Code that draws figures:

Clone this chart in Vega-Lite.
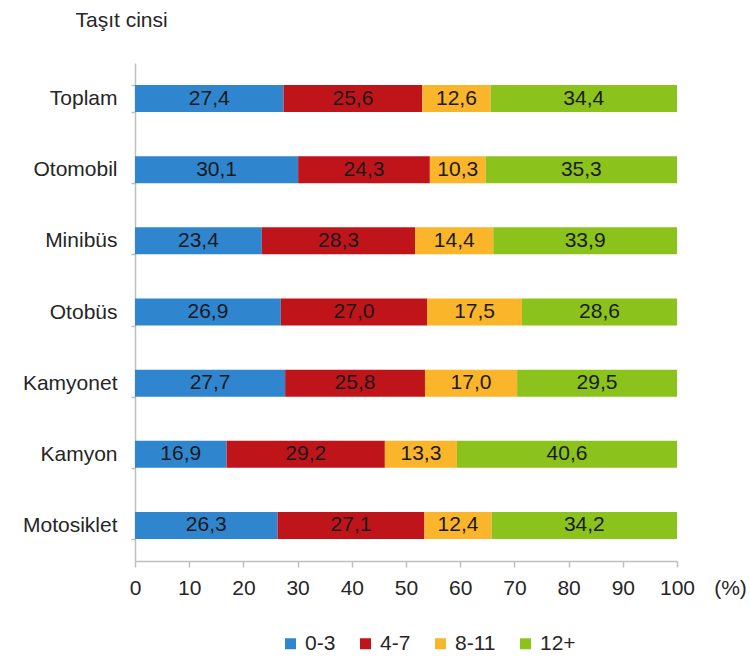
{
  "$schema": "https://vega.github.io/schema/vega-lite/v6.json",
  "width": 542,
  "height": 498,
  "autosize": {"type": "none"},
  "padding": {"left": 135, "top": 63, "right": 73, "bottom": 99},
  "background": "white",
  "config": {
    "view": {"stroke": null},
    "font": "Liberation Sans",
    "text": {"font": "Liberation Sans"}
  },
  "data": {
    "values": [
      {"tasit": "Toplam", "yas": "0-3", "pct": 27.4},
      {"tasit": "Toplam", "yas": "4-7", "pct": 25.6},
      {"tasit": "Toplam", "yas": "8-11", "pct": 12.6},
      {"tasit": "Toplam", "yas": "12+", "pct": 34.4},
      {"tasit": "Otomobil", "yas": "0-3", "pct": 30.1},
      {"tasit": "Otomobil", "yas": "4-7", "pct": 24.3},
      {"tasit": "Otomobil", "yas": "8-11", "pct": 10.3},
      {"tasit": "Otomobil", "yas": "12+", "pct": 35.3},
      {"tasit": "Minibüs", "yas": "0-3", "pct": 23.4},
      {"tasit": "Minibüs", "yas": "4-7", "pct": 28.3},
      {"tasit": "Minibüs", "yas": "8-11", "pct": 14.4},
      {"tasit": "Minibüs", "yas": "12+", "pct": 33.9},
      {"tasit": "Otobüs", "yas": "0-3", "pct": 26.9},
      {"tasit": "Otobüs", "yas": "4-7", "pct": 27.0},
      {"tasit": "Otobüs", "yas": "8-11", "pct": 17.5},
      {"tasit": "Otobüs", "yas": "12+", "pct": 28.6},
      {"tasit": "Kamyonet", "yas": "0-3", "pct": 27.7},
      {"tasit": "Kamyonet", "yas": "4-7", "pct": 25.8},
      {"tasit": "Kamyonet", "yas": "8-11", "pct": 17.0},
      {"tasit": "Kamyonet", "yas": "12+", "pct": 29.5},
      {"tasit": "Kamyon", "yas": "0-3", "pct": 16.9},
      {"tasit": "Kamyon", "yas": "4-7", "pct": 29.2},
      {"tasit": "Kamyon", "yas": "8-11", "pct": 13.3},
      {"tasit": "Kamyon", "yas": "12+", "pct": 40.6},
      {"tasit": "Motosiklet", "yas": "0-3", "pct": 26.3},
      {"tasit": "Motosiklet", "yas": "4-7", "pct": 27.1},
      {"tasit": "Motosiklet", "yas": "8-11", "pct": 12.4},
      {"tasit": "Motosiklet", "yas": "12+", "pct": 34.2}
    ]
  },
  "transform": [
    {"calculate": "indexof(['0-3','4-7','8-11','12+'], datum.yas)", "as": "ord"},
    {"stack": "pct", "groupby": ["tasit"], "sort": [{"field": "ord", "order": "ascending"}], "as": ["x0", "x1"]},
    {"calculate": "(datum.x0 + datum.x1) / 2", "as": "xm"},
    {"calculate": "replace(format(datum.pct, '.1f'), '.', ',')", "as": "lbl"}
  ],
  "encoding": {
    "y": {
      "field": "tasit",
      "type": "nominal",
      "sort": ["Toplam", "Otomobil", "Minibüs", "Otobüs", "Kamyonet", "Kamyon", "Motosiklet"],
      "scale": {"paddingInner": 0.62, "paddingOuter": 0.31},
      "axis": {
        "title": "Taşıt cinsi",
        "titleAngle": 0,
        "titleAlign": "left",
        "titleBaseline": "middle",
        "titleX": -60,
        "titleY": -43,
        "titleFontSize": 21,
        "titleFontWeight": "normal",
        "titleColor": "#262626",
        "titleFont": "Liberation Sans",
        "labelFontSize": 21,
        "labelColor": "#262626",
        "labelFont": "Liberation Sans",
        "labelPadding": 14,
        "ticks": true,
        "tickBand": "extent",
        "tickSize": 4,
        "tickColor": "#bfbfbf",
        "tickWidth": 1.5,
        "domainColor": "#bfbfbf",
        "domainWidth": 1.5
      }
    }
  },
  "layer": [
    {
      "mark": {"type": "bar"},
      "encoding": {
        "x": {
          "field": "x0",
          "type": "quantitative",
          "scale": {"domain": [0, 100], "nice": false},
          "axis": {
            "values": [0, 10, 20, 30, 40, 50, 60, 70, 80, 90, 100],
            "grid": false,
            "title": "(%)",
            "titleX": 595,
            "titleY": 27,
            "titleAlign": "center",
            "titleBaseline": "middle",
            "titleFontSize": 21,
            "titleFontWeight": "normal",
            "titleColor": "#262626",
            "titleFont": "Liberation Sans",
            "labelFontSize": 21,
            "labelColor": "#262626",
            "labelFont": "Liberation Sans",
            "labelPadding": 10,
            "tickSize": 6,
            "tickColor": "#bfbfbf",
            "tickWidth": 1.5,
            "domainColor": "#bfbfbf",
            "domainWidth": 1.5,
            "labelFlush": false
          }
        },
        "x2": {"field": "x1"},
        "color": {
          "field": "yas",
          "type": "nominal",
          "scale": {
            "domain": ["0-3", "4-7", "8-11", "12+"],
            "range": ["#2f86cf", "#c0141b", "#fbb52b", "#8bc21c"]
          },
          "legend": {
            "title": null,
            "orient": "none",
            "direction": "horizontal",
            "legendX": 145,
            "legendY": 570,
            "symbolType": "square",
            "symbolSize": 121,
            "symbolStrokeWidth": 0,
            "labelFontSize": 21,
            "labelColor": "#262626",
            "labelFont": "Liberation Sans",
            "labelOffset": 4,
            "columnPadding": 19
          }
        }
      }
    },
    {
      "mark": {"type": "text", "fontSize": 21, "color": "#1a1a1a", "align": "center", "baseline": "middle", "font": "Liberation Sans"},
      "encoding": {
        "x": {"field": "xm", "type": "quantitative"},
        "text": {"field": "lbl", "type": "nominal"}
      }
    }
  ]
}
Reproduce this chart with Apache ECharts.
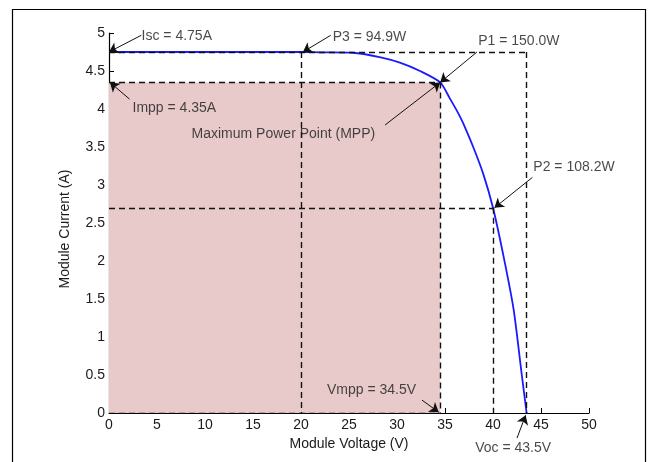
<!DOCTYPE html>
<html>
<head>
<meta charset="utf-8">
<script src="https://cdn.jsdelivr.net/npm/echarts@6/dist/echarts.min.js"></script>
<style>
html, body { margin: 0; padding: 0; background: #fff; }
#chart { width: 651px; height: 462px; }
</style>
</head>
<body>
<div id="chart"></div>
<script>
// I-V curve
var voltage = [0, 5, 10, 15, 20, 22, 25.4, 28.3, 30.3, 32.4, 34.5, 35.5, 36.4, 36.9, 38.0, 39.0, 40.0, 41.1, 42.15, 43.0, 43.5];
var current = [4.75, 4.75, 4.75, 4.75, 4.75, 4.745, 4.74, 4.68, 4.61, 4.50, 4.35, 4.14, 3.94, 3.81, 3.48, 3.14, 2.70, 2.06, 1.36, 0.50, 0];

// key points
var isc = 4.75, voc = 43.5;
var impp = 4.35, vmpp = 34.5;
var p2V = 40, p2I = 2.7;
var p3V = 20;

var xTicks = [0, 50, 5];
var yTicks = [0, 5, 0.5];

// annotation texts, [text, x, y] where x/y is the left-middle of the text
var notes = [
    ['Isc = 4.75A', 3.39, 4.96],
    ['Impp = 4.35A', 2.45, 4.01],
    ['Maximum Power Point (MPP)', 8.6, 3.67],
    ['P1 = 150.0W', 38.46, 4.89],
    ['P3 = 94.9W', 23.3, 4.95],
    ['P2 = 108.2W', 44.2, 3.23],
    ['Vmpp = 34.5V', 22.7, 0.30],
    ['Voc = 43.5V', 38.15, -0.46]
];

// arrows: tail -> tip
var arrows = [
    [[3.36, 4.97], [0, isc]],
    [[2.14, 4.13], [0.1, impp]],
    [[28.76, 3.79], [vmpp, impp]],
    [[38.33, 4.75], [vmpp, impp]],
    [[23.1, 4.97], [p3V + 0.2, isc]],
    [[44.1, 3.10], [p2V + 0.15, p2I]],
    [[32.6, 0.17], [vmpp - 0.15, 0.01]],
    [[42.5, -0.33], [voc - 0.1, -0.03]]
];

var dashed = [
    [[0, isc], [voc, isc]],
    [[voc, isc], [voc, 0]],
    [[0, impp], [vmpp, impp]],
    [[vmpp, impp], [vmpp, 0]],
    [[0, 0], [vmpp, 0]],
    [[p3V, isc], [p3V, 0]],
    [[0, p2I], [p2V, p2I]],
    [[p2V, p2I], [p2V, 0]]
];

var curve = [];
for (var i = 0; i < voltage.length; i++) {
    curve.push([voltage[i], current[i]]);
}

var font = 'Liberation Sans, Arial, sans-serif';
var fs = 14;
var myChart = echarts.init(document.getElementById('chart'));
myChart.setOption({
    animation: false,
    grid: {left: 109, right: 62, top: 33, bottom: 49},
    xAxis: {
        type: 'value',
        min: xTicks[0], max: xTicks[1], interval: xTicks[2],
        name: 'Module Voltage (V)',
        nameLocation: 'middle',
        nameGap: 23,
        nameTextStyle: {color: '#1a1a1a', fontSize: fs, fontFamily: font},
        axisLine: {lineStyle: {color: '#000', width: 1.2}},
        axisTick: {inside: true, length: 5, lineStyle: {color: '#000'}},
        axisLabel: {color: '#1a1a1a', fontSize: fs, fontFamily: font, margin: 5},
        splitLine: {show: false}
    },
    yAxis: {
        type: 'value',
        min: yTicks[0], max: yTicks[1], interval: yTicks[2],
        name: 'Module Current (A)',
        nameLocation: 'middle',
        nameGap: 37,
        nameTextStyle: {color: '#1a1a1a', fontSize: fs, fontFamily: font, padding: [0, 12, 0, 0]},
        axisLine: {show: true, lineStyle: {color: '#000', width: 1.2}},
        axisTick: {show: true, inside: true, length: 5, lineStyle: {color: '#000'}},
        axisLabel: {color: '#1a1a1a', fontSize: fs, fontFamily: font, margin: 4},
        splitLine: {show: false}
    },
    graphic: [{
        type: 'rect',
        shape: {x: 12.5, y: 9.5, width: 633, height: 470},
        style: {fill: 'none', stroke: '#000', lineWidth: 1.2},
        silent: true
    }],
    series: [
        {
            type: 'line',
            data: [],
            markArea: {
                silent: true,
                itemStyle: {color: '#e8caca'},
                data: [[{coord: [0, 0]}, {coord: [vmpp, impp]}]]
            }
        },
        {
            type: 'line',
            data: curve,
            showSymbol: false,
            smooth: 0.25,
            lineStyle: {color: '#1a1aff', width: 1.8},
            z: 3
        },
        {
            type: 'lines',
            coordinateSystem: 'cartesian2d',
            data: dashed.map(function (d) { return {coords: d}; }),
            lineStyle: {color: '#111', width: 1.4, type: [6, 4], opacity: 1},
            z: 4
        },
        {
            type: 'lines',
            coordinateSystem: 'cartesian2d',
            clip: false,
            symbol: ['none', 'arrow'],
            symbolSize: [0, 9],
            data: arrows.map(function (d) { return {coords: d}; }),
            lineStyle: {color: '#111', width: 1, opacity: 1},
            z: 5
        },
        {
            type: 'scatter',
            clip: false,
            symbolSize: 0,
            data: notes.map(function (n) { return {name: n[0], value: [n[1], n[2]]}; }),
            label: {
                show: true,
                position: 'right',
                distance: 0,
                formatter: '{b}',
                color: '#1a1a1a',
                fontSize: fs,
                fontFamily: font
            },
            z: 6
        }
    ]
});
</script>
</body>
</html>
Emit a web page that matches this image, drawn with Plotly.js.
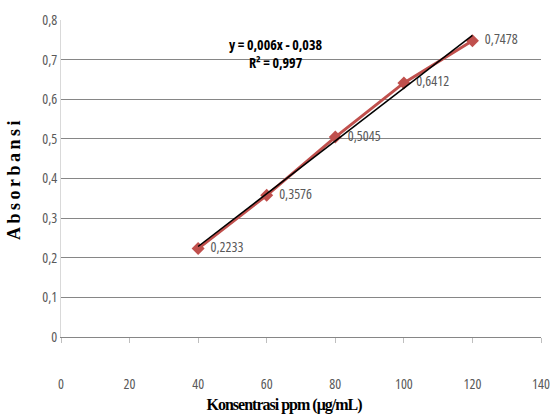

* **THE TASK**
Only the lines from the one with "Reproduce this chart with Apache ECharts." through the one with "1.36, 0.50, 0];" belong in your copy; retype them exactly and drop any pictures.

* **CORRECT RESULT**
Reproduce this chart with Apache ECharts.
<!DOCTYPE html>
<html>
<head>
<meta charset="utf-8">
<script src="https://cdn.jsdelivr.net/npm/echarts@6/dist/echarts.min.js"></script>
<style>
html, body { margin: 0; padding: 0; background: #fff; }
#chart { width: 651px; height: 462px; }
</style>
</head>
<body>
<div id="chart"></div>
<script>
// I-V curve
var voltage = [0, 5, 10, 15, 20, 22, 25.4, 28.3, 30.3, 32.4, 34.5, 35.5, 36.4, 36.9, 38.0, 39.0, 40.0, 41.1, 42.15, 43.0, 43.5];
var current = [4.75, 4.75, 4.75, 4.75, 4.75, 4.745, 4.74, 4.68, 4.61, 4.50, 4.35, 4.14, 3.94, 3.81, 3.48, 3.14, 2.70, 2.06, 1.36, 0.50, 0];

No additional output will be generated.